Knowing what happened on Barbie's last desert trip, I'm not filled with confidence by this comment.

The car shows. A Nissan Almera. Oh good, we're going to drive across one of the most remote and desolate places in the world, on dirt and gravel tracks, in a bottom-of-the-range family saloon. "Where are we going?"

"Sesserim"

"Where's that on the map?"

"Oh yeah, maps. Don't forget we need to buy a map."

"What about water?"

"Oh shit yeah, that as well."

Barbie is the most experienced traveler I've ever met. There aren't a lot of places he hasn't visited. It's amazing he isn't dead.

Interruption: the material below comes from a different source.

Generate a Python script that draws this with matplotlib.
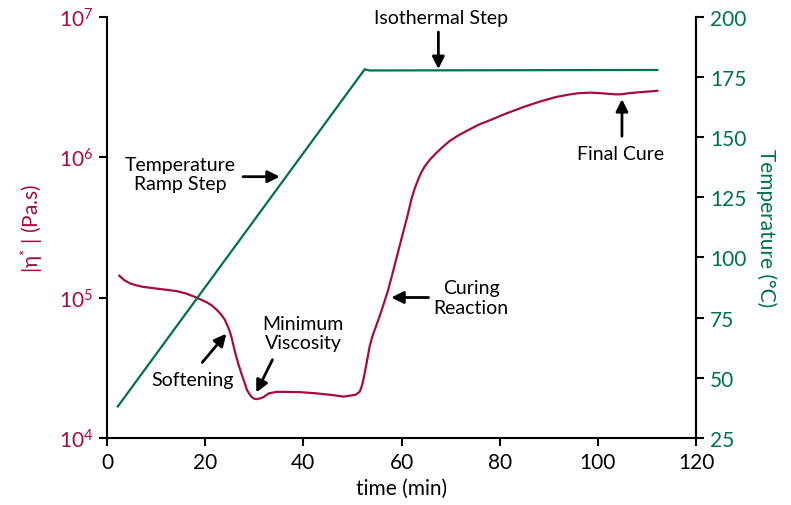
import matplotlib
matplotlib.use("Agg")
import matplotlib.pyplot as plt
from matplotlib.ticker import FixedLocator, NullLocator

plt.rcParams['font.family'] = ['Lato', 'DejaVu Sans']
plt.rcParams['mathtext.fontset'] = 'custom'
plt.rcParams['mathtext.rm'] = 'Lato'
plt.rcParams['mathtext.it'] = 'Lato'

RED = '#A50D3F'
GREEN = '#00704F'

# ---- data ----
temp_time = [2.2, 52.5, 53.5, 112.1]
temp_vals = [38.1, 178.1, 177.6, 177.8]

visc_time = [2.5, 3.5, 4.7, 6.0, 7.4, 9.0, 10.8, 12.5, 14.2, 16.0, 17.6, 19.0,
             20.3, 21.3, 22.3, 23.2, 24.0, 24.5, 25.0, 25.4, 25.8, 26.2, 26.7,
             27.2, 27.7, 28.1, 28.5, 29.0, 29.4, 29.9, 30.4, 31.1, 31.8, 33.0,
             34.5, 36.5, 39.3, 42.6, 46.0, 48.2, 49.4, 50.6, 51.5, 52.0, 52.5,
             53.0, 53.5, 54.1, 54.8, 55.5, 56.2, 57.2, 58.2, 59.2, 60.3, 61.2,
             62.0, 62.7, 63.4, 64.0, 64.7, 65.8, 67.1, 68.4, 69.8, 71.5, 73.2,
             75.9, 77.9, 81.0, 84.7, 88.0, 91.4, 94.0, 96.2, 98.5, 100.3,
             102.0, 103.7, 105.0, 106.4, 109.0, 112.1]
visc_vals = [1.43e5, 1.33e5, 1.26e5, 1.22e5, 1.19e5, 1.17e5, 1.15e5, 1.13e5,
             1.11e5, 1.07e5, 1.02e5, 9.70e4, 9.25e4, 8.80e4, 8.20e4, 7.60e4,
             6.95e4, 6.35e4, 5.74e4, 5.15e4, 4.49e4, 3.95e4, 3.41e4, 3.00e4,
             2.67e4, 2.43e4, 2.20e4, 2.06e4, 1.97e4, 1.91e4, 1.89e4, 1.91e4,
             1.95e4, 2.08e4, 2.13e4, 2.13e4, 2.12e4, 2.08e4, 2.02e4, 1.97e4,
             2.00e4, 2.03e4, 2.14e4, 2.40e4, 2.90e4, 3.60e4, 4.49e4, 5.35e4,
             6.24e4, 7.30e4, 8.65e4, 1.11e5, 1.50e5, 2.05e5, 2.89e5, 3.80e5,
             4.99e5, 6.00e5, 6.93e5, 7.75e5, 8.55e5, 9.60e5, 1.07e6, 1.18e6,
             1.30e6, 1.42e6, 1.53e6, 1.71e6, 1.82e6, 2.02e6, 2.26e6, 2.47e6,
             2.67e6, 2.78e6, 2.85e6, 2.87e6, 2.85e6, 2.82e6, 2.79e6, 2.80e6,
             2.85e6, 2.90e6, 2.96e6]

x_ticks = [0, 20, 40, 60, 80, 100, 120]
left_ticks = [1e4, 1e5, 1e6, 1e7]
left_labels = ['10$^{4}$', '10$^{5}$', '10$^{6}$', '10$^{7}$']
right_ticks = [25, 50, 75, 100, 125, 150, 175, 200]

fig = plt.figure(figsize=(7.91, 5.06), dpi=100)
ax = fig.add_axes([0.1353, 0.1324, 0.7447, 0.8330])
ax2 = ax.twinx()

ax.plot(visc_time, visc_vals, color=RED, lw=1.6, zorder=3)
ax2.plot(temp_time, temp_vals, color=GREEN, lw=1.6, zorder=3)

ax.set_yscale('log')
ax.set_xlim(0, 120)
ax.set_ylim(1e4, 1e7)
ax2.set_ylim(25, 200)

ax.yaxis.set_major_locator(FixedLocator(left_ticks))
ax.yaxis.set_minor_locator(NullLocator())
ax.set_yticklabels(left_labels)
ax.set_xticks(x_ticks)
ax2.set_yticks(right_ticks)

for a in (ax, ax2):
    a.spines['top'].set_visible(False)
    for s in a.spines.values():
        s.set_linewidth(1.5)
ax2.spines['left'].set_visible(False)
ax2.spines['bottom'].set_visible(False)

ax.tick_params(axis='x', direction='out', length=6, width=1.5, labelsize=15,
               colors='black', pad=4)
ax.tick_params(axis='y', direction='out', length=6, width=1.5, labelsize=15,
               labelcolor=RED, pad=4)
ax2.tick_params(axis='y', direction='out', length=6, width=1.5, labelsize=15,
                labelcolor=GREEN, pad=4)

ax.set_xlabel('time (min)', fontsize=15, labelpad=4)
ax.set_ylabel('|η$^{*}$ | (Pa.s)', fontsize=15, color=RED, labelpad=10)
ax2.set_ylabel('Temperature (°C)', fontsize=15, color=GREEN, rotation=270,
               labelpad=22)

arrow = dict(arrowstyle='-|>', color='black', lw=2, mutation_scale=18,
             shrinkA=0, shrinkB=0)
fs = 14

ax.text(68.1, 10**6.99, 'Isothermal Step', ha='center', va='center', fontsize=fs)
ax.annotate('', xy=(67.5, 10**6.626), xytext=(67.5, 10**6.889), arrowprops=arrow)

ax.text(104.7, 10**6.026, 'Final Cure', ha='center', va='center', fontsize=fs)
ax.annotate('', xy=(104.9, 10**6.412), xytext=(104.9, 10**6.148), arrowprops=arrow)

ax.text(14.85, 10**5.877, 'Temperature\nRamp Step', ha='center', va='center',
        fontsize=fs, linespacing=1.15)
ax.annotate('', xy=(35.2, 10**5.86), xytext=(27.7, 10**5.86), arrowprops=arrow)

ax.text(74.2, 10**5.0, 'Curing\nReaction', ha='center', va='center',
        fontsize=fs, linespacing=1.15)
ax.annotate('', xy=(57.9, 10**5.0), xytext=(65.5, 10**5.0), arrowprops=arrow)

ax.text(17.4, 10**4.414, 'Softening', ha='center', va='center', fontsize=fs)
ax.annotate('', xy=(24.3, 10**4.742), xytext=(19.4, 10**4.538), arrowprops=arrow)

ax.text(39.9, 10**4.75, 'Minimum\nViscosity', ha='center', va='center',
        fontsize=fs, linespacing=1.15)
ax.annotate('', xy=(30.4, 10**4.324), xytext=(33.7, 10**4.557), arrowprops=arrow)

fig.savefig('out.png', dpi=100)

After getting lost trying to find our way out of Windhoek, a capital city that's about the size of Torquay, we headed out into the bush. About two miles out of town, the tarmac road suddenly stopped and we found ourselves on a rough gravel track. It was weird to realise that this was one of Namibia's major roads. This loose gravel trail was the M4 of the country. We stopped to look around at the bush, and to get a closer look at the huge cricket-like bugs that were all over the road and which made sharp "pop" noises when we drove over them. A loud growl from the bush made us jump and a troop of baboons stared at us from a tree on the other side of the road. They were far more interesting than the bugs and we stared at them staring at us.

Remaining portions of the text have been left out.